I remember the very first meeting before the trip and as I looked at the people that would be coming I thought, wow this is quite a random group.  Honestly, I wasn’t sure that we would all mesh.

I counted a total of 4 people that I had spent time with outside of church. The rest I had either only seen in passing, had brief conversations with or I didn’t know at all. Our group comprised of singles, married couples, old(er) and young people.  It was a pretty diverse assemblage.

In our final meeting before leaving, we met together at the house of my pastor. It was there that something changed. Although most of us had not spent much time together, I could already see the connections beginning to form.  As we entered into a time of worship at the house, I realized that I was with a group that was totally committed to worshipping Jesus.  That’s when I realized that this was probably going to be good. Little did I know how good it would be!

As we arrived at the airport and began our long journey to the Holy Land, our team had already begun to gel. Rarely did a moment pass when we weren’t either talking about how awesome God is or laughing out loud at something silly. Even after being cramped into coach seats for 12 hours, we arrived in Israel in great spirits…though a bit jet lagged.

The next gift was our amazing tour guide. I remember the first thing that he said to us was, “My name is Salo and for the next days, you will be my family”.  How true that came to be! God blessed us with an amazing man that was completely in tune with the spirit of our team. His parents were raised in Poland and they emigrated to Venezuela when he was a boy. He was raised there and Spanish is his mother tongue so understandably we were a little baffled when our Jewish tour guide spoke to us in a heavy Spanish accent!

Over the course of the next 11 days, he led us on a prophetic journey through the wilderness of the Negev, the hustle and bustle of Jerusalem and the peace of Galilee. All the while, he brought the Bible alive through his narrative. Along the way he let the Spirit lead him to where we should sing or pray or just sit and meditate. It would go something like, “Maybe here…a few of us pray” or “Katherine, maybe you make a song.”  Then as we left a site, he would inevitably say “Okay familee, we go!” It was awesome!

As the trip was drawing to a close, I felt such an intense connection with the entire team. There were 24 of us total. It makes me think of a phrase that A.W. Tozer used, “Fellowship of the Burning Hearts”. That’s truly what we were. Everywhere we went, we exalted Jesus. We were all invariably linked by our passion for worshipping the King!
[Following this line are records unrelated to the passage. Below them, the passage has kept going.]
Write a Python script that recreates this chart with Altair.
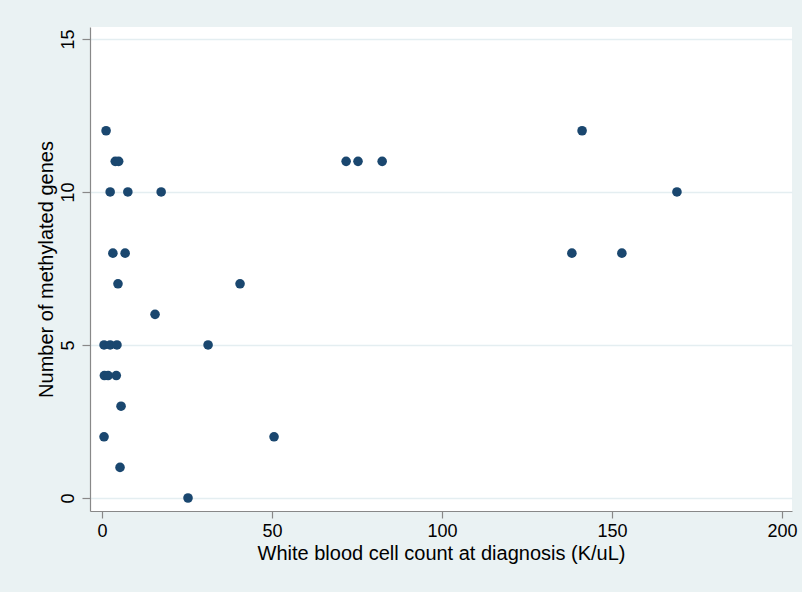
import altair as alt
import pandas as pd

# White blood cell count at diagnosis (K/uL)
wbc = [1.2, 141.2,
       3.9, 4.9, 71.8, 75.3, 82.4,
       2.4, 7.6, 17.4, 169.1,
       3.2, 6.8, 138.2, 152.9,
       4.7, 40.6,
       15.6,
       0.6, 2.4, 4.4, 31.2,
       0.7, 1.8, 4.2,
       5.6,
       0.6, 50.6,
       5.3,
       25.3]
# Number of methylated genes
genes = [12, 12,
         11, 11, 11, 11, 11,
         10, 10, 10, 10,
         8, 8, 8, 8,
         7, 7,
         6,
         5, 5, 5, 5,
         4, 4, 4,
         3,
         2, 2,
         1,
         0]

x_ticks = [0, 50, 100, 150, 200]
y_ticks = [0, 5, 10, 15]

df = pd.DataFrame({"wbc": wbc, "genes": genes})

FONT = "Liberation Sans, Arial, sans-serif"
BG = "#EAF2F3"
NAVY = "#1A476F"

chart = alt.Chart(df).mark_circle(size=92, opacity=1, color=NAVY).encode(
    x=alt.X("wbc:Q",
            scale=alt.Scale(domain=[-3.53, 202.94], nice=False, zero=False),
            axis=alt.Axis(values=x_ticks, title="White blood cell count at diagnosis (K/uL)",
                          grid=False, tickSize=7, labelPadding=4, titlePadding=3,
                          labelFontSize=18, titleFontSize=20)),
    y=alt.Y("genes:Q",
            scale=alt.Scale(domain=[-0.425, 15.39], nice=False, zero=False),
            axis=alt.Axis(values=y_ticks, title="Number of methylated genes",
                          grid=True, gridColor="#E4EEF1", gridWidth=1.5,
                          tickSize=8, labelAngle=270, labelAlign="center",
                          labelBaseline="bottom", labelPadding=5, titlePadding=3,
                          labelFontSize=18, titleFontSize=20)),
).properties(
    width=702, height=484,
    autosize=alt.AutoSizeParams(type="none"),
    padding={"left": 90, "top": 27, "right": 10, "bottom": 81},
    background=BG,
).configure_view(
    fill="white", stroke=None
).configure_axis(
    domainColor="#888888", tickColor="#888888", domainWidth=1.2, tickWidth=1.2,
    labelColor="#000000", titleColor="#000000",
    labelFont=FONT, titleFont=FONT, titleFontWeight="normal",
)

chart.save("out.html", embed_options={"renderer": "svg", "actions": False})
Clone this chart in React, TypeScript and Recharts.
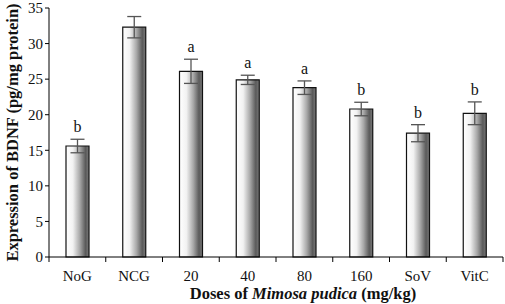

Before I left for the trip, I remember thinking to myself that I wished this person or that person would be on the trip and how much more fun or profound it would be with people I knew more intimately. In retrospect, I couldn’t have selected a more perfect group of people to share one of the most extraordinary experiences of my life.

I am forever changed and I come back with new perspective and more importantly…new familee!